--- Start of Data section ---

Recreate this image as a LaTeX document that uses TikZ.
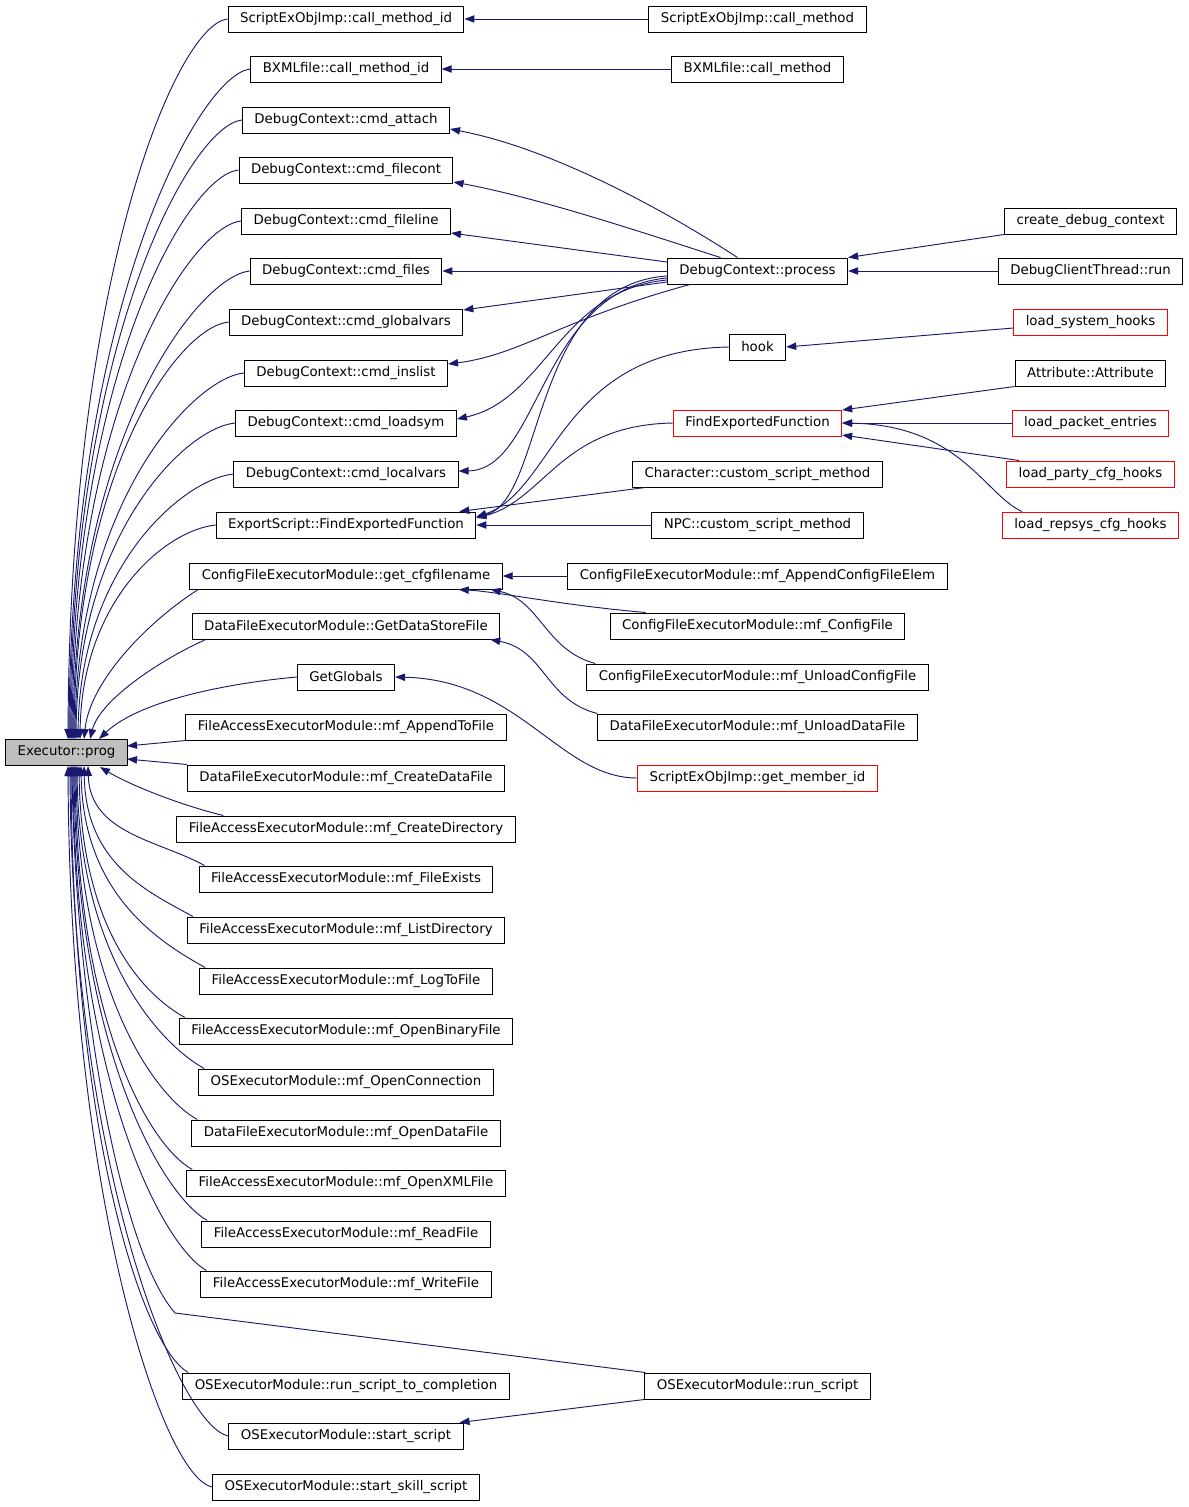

--- End of Data section ---
--- Start of Data section ---

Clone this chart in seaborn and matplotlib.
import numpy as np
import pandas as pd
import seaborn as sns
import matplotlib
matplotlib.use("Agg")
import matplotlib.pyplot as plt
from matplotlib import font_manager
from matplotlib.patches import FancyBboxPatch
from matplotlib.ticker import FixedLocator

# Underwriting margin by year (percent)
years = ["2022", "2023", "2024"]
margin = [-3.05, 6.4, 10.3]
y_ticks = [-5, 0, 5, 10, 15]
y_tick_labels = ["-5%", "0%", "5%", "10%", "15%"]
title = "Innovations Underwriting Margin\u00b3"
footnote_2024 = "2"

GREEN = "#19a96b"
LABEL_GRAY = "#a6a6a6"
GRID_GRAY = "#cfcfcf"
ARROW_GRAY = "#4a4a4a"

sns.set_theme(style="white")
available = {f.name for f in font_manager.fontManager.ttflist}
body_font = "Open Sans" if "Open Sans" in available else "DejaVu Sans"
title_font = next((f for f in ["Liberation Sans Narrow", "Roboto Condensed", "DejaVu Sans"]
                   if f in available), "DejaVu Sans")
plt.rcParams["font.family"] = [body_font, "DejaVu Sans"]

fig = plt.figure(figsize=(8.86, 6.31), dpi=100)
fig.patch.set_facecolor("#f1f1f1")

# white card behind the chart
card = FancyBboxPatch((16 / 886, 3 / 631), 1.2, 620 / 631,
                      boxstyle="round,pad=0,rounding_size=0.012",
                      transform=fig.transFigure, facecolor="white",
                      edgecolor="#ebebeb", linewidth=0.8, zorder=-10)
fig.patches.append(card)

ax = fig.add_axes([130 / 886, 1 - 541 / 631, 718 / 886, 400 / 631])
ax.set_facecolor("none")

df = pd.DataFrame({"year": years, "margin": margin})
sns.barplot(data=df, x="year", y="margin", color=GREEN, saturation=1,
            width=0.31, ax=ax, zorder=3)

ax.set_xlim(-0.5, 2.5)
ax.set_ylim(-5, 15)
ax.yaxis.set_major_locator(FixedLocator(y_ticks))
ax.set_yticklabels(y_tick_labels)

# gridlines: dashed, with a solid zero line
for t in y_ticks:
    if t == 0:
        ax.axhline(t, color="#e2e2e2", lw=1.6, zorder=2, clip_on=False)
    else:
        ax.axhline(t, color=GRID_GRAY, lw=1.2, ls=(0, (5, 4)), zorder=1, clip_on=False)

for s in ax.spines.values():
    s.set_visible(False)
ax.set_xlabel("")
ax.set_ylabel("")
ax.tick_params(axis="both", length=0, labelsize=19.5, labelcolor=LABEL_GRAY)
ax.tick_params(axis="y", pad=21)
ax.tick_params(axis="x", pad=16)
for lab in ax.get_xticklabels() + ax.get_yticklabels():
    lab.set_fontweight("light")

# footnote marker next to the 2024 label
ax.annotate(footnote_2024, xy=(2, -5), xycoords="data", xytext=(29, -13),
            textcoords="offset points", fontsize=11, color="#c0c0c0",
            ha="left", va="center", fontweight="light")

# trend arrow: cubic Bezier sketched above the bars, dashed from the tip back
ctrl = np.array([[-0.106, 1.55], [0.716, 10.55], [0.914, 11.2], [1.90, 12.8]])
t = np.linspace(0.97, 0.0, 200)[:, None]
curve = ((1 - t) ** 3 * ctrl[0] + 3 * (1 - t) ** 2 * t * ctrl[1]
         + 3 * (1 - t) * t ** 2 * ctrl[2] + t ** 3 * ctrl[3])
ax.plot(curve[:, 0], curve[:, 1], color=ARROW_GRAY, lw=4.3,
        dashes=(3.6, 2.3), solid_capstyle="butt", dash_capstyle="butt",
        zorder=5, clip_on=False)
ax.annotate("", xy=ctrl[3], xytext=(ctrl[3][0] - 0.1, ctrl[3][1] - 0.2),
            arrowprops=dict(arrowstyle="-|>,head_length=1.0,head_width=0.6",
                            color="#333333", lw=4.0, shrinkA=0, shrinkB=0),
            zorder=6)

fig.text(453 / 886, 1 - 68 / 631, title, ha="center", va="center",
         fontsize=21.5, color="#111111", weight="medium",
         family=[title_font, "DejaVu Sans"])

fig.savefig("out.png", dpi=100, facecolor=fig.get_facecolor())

--- End of Data section ---

**Written problem**.
Repeat word for word the lines from the line containing "Clone this chart in seaborn and matplotlib." to the line containing "from matplotlib.ticker import FixedLocator", both lines included; nothing else should appear.

**Finished task**.
Clone this chart in seaborn and matplotlib.
import numpy as np
import pandas as pd
import seaborn as sns
import matplotlib
matplotlib.use("Agg")
import matplotlib.pyplot as plt
from matplotlib import font_manager
from matplotlib.patches import FancyBboxPatch
from matplotlib.ticker import FixedLocator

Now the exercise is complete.